Erdogan, who has now assumed sweeping new powers under a revised constitution that came into effect after the election, took 52.6 per cent of the vote in the presidential race, with almost all votes counted.
His AK Party took 42.5 per cent in the parliamentary election and its nationalist allies beat expectations with 11.1 per cent, giving their alliance a legislative majority.
The lira stood at 4.7110 per dollar at 0725 GMT on Tuesday, compared with Monday's close of 4.6825.
The Turkish currency, which has lost some 18 per cent of its value this year, had firmed to as much as 4.5375 in early trade on Monday on hopes of greater political stability, but later surrendered its gains.

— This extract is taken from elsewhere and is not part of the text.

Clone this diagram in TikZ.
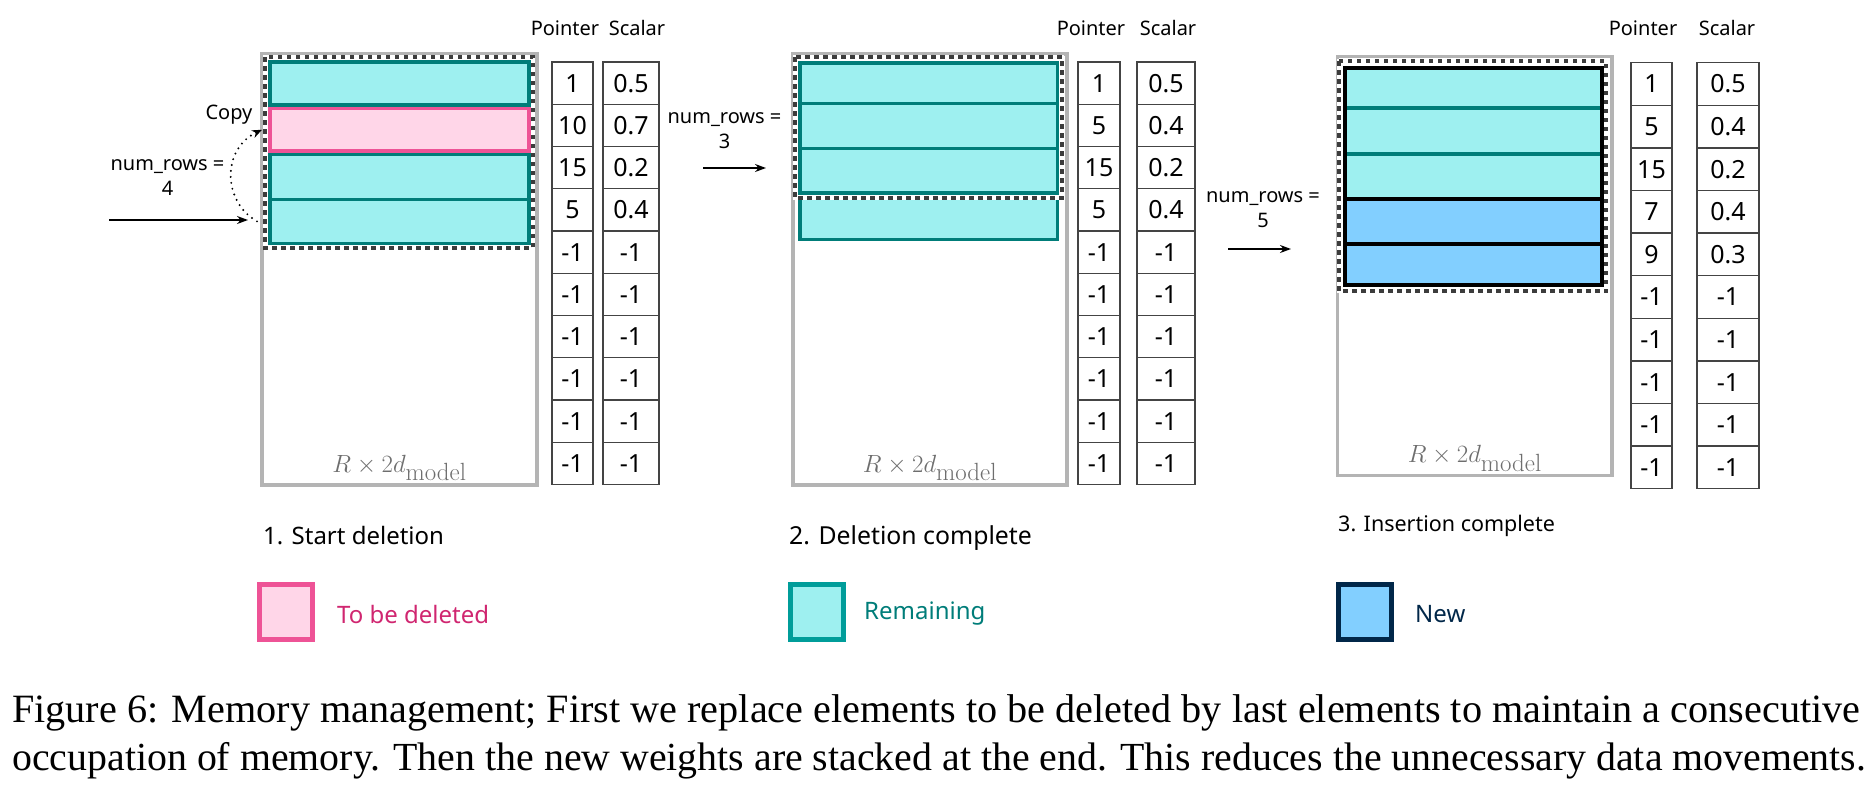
\documentclass[tikz,border=0pt]{standalone}
\usepackage{graphicx}
\usepackage[no-math]{fontspec}
\setmainfont{Noto Sans}
\newfontfamily\capfont{Liberation Serif}
\usetikzlibrary{arrows.meta}
\definecolor{tealF}{HTML}{9EF0F0}
\definecolor{tealD}{HTML}{007D79}
\definecolor{tealL}{HTML}{009D9A}
\definecolor{pinkF}{HTML}{FFD6E8}
\definecolor{pinkD}{HTML}{EE5396}
\definecolor{magT}{HTML}{D02670}
\definecolor{blueF}{HTML}{82CFFF}
\definecolor{navy}{HTML}{012749}
\definecolor{grayB}{HTML}{B4B4B4}
\definecolor{dashD}{HTML}{3C3C3C}
\definecolor{cellD}{HTML}{444444}
\definecolor{labG}{HTML}{6E6E6E}
\newcommand\memcol[6]{%
  \foreach \v [count=\i] in {#6}{%
    \node[cell, minimum width=#3pt, minimum height=#5pt] (#1\i) at (#2, {#4+(\i-0.5)*#5}) {\v};
  }}
% row node: style, name, xcenter, width, top, bottom
\newcommand\memrow[6]{%
  \node[#1, minimum width=#4pt, minimum height={(#6)-(#5)}] (#2) at (#3, {((#5)+(#6))/2}) {};}
\begin{document}
\begin{tikzpicture}[x=1pt,y=-1pt,
  rowbox/.style={draw, line width=3.5pt, outer sep=0pt, inner sep=0pt},
  tealrow/.style={rowbox, draw=tealD, fill=tealF},
  pinkrow/.style={rowbox, draw=pinkD, fill=pinkF},
  bluerow/.style={rowbox, draw=black, line width=4pt, fill=blueF},
  membox/.style={draw=grayB, line width=3.5pt, inner sep=0pt, outer sep=0pt},
  dashbox/.style={line width=4.5pt, draw=white, postaction={draw=dashD, dash pattern=on 4.5pt off 4.5pt}},
  cell/.style={draw=cellD, line width=1.3pt, inner sep=0pt, font=\fontsize{25}{30}\selectfont},
  headtxt/.style={anchor=base, inner sep=0pt, font=\fontsize{20}{24}\selectfont},
  numtxt/.style={align=center, inner sep=0pt, font=\fontsize{20}{25}\selectfont},
  steptxt/.style={anchor=base west, inner sep=0pt},
  legtxt/.style={anchor=west, inner sep=0pt, font=\fontsize{24}{28}\selectfont},
  legsq/.style={line width=5pt, minimum width=53pt, minimum height=55pt, inner sep=0pt, outer sep=0pt},
  dimtxt/.style={anchor=base, inner sep=0pt, text=labG, font=\fontsize{33}{40}\selectfont},
  arr/.style={-{Stealth[length=11pt,width=8pt]}, line width=1.6pt},
  dotarr/.style={line width=2.2pt, dash pattern=on 0pt off 6pt, line cap=round, -{Stealth[length=10pt,width=8pt]}},
  captxt/.style={anchor=base west, inner sep=0pt}
]
\useasboundingbox (0,0) rectangle (1876,790);

% ---------------- Panel 1 ----------------
\node[membox, minimum width=275pt, minimum height=431pt] (g1) at (399.5,269.5) {};
\memrow{tealrow}{p1r1}{399.5}{259}{61.75}{105}
\memrow{pinkrow}{p1r2}{399.5}{259}{108.5}{151}
\memrow{tealrow}{p1r3}{399.5}{259}{154.5}{199.5}
\memrow{tealrow}{p1r4}{399.5}{259}{199.5}{243.25}
\draw[dashbox] (265,57.2) rectangle (533,247.8);
\node[dimtxt] (d1) at ([yshift=13pt]g1.south) {$R\times 2d_{\mathrm{model}}$};
\memcol{p1p}{572.5}{41}{62}{42.25}{1,10,15,5,-1,-1,-1,-1,-1,-1}
\memcol{p1s}{631}{56}{62}{42.25}{0.5,0.7,0.2,0.4,-1,-1,-1,-1,-1,-1}
\node[headtxt] (h1p) at (565,35) {Pointer};
\node[headtxt] (h1s) at (637,35) {Scalar};
\node[numtxt] (n1) at (167.5,178) {num\_rows =\\4};
\coordinate (a1s) at (109,220);
\coordinate (a1e) at (248,220);
\draw[arr] (a1s) -- (a1e);
\node[anchor=base, inner sep=0pt, font=\fontsize{20}{24}\selectfont] (cp) at (229,119) {Copy};
\draw[dotarr] ([xshift=-13pt]p1r4.west) .. controls +(-35,-20) and +(-40,19) .. ([xshift=-8pt]p1r2.west);
\node[steptxt, font=\fontsize{24}{28}\selectfont] (s1) at (263,544) {1. Start deletion};

% ---------------- Panel 2 ----------------
\node[membox, minimum width=274pt, minimum height=431pt] (g2) at (930,269.5) {};
\memrow{tealrow}{p2r1}{928.5}{257.5}{62.75}{103.5}
\memrow{tealrow}{p2r2}{928.5}{257.5}{103.5}{148.3}
\memrow{tealrow}{p2r3}{928.5}{257.5}{148.3}{193.2}
\memrow{tealrow}{p2r4}{928.5}{257.5}{197.5}{239.5}
\draw[dashbox] (795,57.2) rectangle (1062,198);
\node[dimtxt] (d2) at ([yshift=13pt]g2.south) {$R\times 2d_{\mathrm{model}}$};
\memcol{p2p}{1099}{42}{62}{42.25}{1,5,15,5,-1,-1,-1,-1,-1,-1}
\memcol{p2s}{1166}{58}{62}{42.25}{0.5,0.4,0.2,0.4,-1,-1,-1,-1,-1,-1}
\node[headtxt] (h2p) at (1091,35) {Pointer};
\node[headtxt] (h2s) at (1168,35) {Scalar};
\node[numtxt] (n2) at (724.5,131) {num\_rows =\\3};
\coordinate (a2s) at (703,168);
\coordinate (a2e) at (766,168);
\draw[arr] (a2s) -- (a2e);
\node[steptxt, font=\fontsize{24.8}{29}\selectfont] (s2) at (789,544) {2. Deletion complete};

% ---------------- Panel 3 ----------------
\node[membox, minimum width=274.5pt, minimum height=418.75pt] (g3) at (1474.75,266.1) {};
\memrow{tealrow}{p3r1}{1473.5}{257}{68}{108}
\memrow{tealrow}{p3r2}{1473.5}{257}{108}{154}
\memrow{tealrow}{p3r3}{1473.5}{257}{154}{199}
\memrow{bluerow}{p3r4}{1473.5}{257}{199}{244}
\memrow{bluerow}{p3r5}{1473.5}{257}{244}{285}
\draw[line width=4.5pt] (p3r1.north west) rectangle (p3r5.south east);
\draw[dashbox] (1339,61) rectangle (1606,291);
\node[dimtxt] (d3) at ([yshift=13pt]g3.south) {$R\times 2d_{\mathrm{model}}$};
\memcol{p3p}{1651.5}{41}{62.7}{42.6}{1,5,15,7,9,-1,-1,-1,-1,-1}
\memcol{p3s}{1728}{62}{62.7}{42.6}{0.5,0.4,0.2,0.4,0.3,-1,-1,-1,-1,-1}
\node[headtxt] (h3p) at (1643,35) {Pointer};
\node[headtxt] (h3s) at (1727,35) {Scalar};
\node[numtxt] (n3) at (1263,210) {num\_rows =\\5};
\coordinate (a3s) at (1228,249);
\coordinate (a3e) at (1291,249);
\draw[arr] (a3s) -- (a3e);
\node[steptxt, font=\fontsize{21.5}{26}\selectfont] (s3) at (1338,531) {3. Insertion complete};

% ---------------- Legend ----------------
\node[legsq, draw=pinkD, fill=pinkF] (lg1) at (286,612) {};
\node[legtxt, text=magT] (lt1) at (337,614) {To be deleted};
\node[legsq, draw=tealL, fill=tealF] (lg2) at (816.5,612) {};
\node[legtxt, text=tealD] (lt2) at (864,614) {Remaining};
\node[legsq, draw=navy, fill=blueF] (lg3) at (1365,612) {};
\node[legtxt, text=navy] (lt3) at (1415,614) {New};

% ---------------- Caption ----------------
\node[captxt] (c1) at (12,722) {\resizebox{1848pt}{!}{\capfont\fontsize{38}{46}\selectfont Figure 6: Memory management; First we replace elements to be deleted by last elements to maintain a consecutive}};
\node[captxt] (c2) at (12,770) {\resizebox{1854pt}{!}{\capfont\fontsize{38}{46}\selectfont occupation of memory. Then the new weights are stacked at the end. This reduces the unnecessary data movements.}};
\end{tikzpicture}
\end{document}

Investors have welcomed the prospect of a stable working relationship between the president and parliament, but have doubts over Erdogan's commitment to deliver reforms and his willingness to tackle structural issues such as double-digit inflation and a widening current account deficit.
"Immediate priorities include undertaking measures to improve business confidence," said Roger Kelly, the Lead Regional Economist at the European Bank for Reconstruction and Development (EBRD).
Such measures could include lifting Turkey's state of emergency, introduced soon after a failed military coup in 2016, and addressing institutional capacity issues as well as ensuring the rule of law, Kelly said.
In the long-term, structural reforms to rebalance the economy away from excessive reliance on domestic consumption could help bring down the current account deficit, Kelly added.
The 10-year benchmark bond yield rose to 17.51 per cent from Monday's close of 16.92 per cent, while the two-year yield rose to 19.36 per cent from 19.24 per cent.